For the last 15 years, Palm Springs' Modernism Week has celebrated this mecca of mid-century style, and the distinctive cityscape designed by Albert Frey, Donald Wexler, Richard Neutra and other architectural icons, with house tours, film screenings, panel discussions and parties. And the newer fall Modernism Week Preview has become a celebration of its own with four days of splashy events. Normally, that is.

This year's preview is not only virtual, it runs through November and offers half a dozen streaming architecture tours — including "Palms Springsland" — and special events you can enjoy from home. The only live event, the online Zoom Zoom Room frolic, was in mid-October, but it included enough fun elements to start any party, from the vintage tunes and martinis to an architect-inspired drinking game. Take a sip when you hear the name Frey, host Kellee McQuinn told modernism fans during the Zoom party, and the chat screen erupted with delighted shouts: Frey! Sip! Frey!! Sip!!
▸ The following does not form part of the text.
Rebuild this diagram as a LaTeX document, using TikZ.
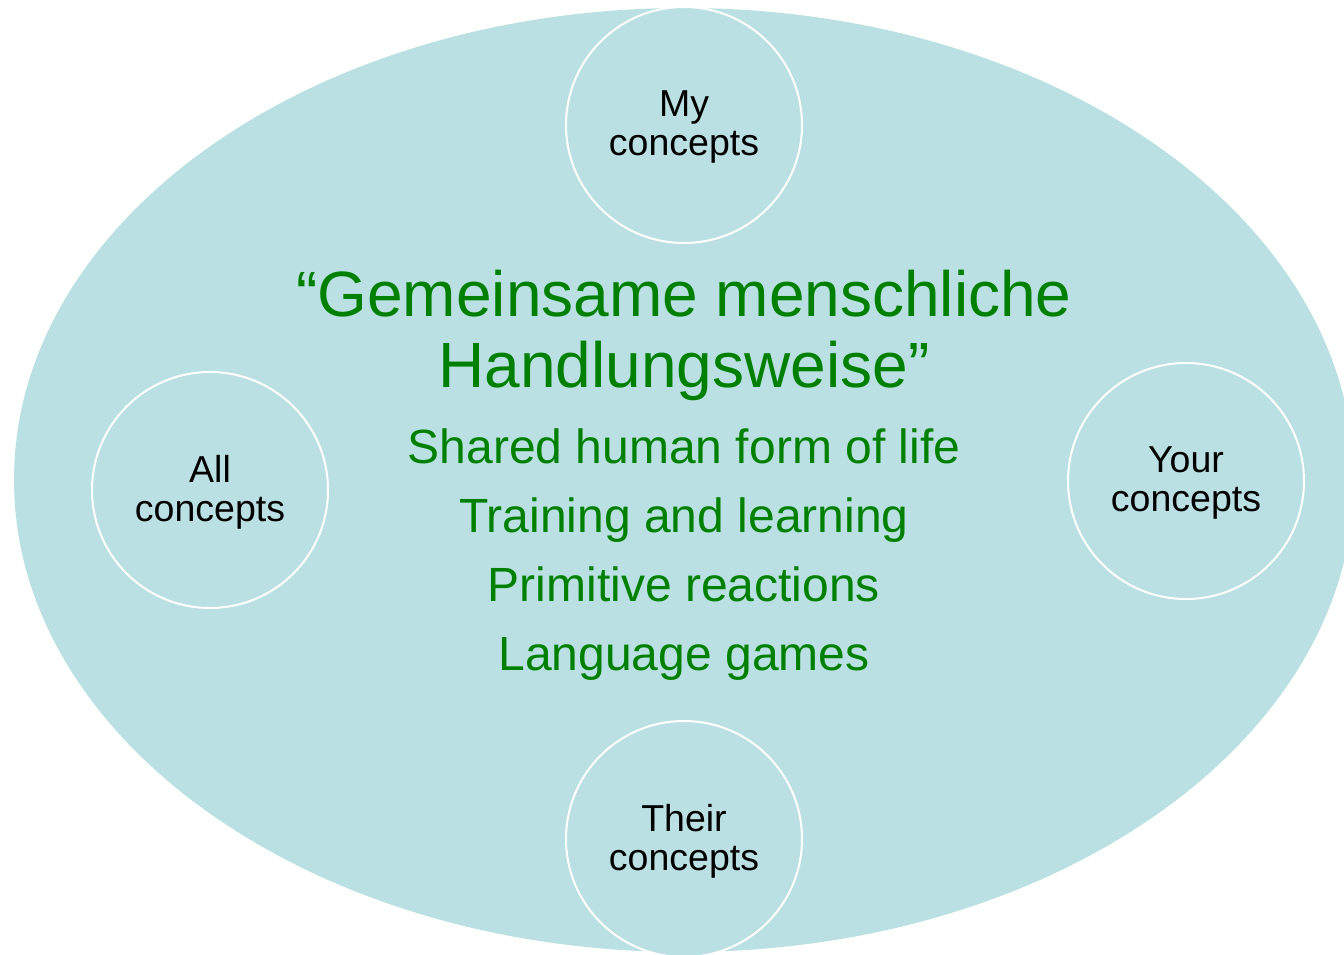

Streaming "Palms Springsland" ($35) the next evening, we realize why. Frey gets a shout out every two minutes on the whirlwind tour led by midcentury pop culture expert Charles Phoenix. So do his colleagues Neutra and Wexler, because their work is everywhere. Phoenix leads some of the most popular architecture tours during real-life Modernism Week, offering exuberant commentary atop a double-decker bus. In the virtual version, he takes viewers on a 40-minute joyride through Palm Springs, peppering his narration with historical tidbits, architectural context and delighted exclamations, including his catch phrase, "I know!"

Eager for more architectural fun on our virtual Palm Springs getaway, we queue up the more sedate "Modernism Week Signature Home Tour" ($35) next for a streaming look inside five homes, including the Edris House designed in 1954 by E. Stewart Williams. Williams was Frank Sinatra's architect, too, for his Twin Palms Estate.

A post-screening email from the Modernism Week organizers brings a bonus: A link to virtual tours of all five, so you can "walk" through each room, explore the grounds and check out all the details with the click of a mouse, from the wet bar (tangerine colored fridge!) hidden behind a nearly invisible door to the kitchen and its wall of folding doors. The living room, with its floor to ceiling windows, stone fireplace, Rat Pack-era furniture and distinctive Eames chair looks very familiar _oh! That was a Zoom backdrop option, too.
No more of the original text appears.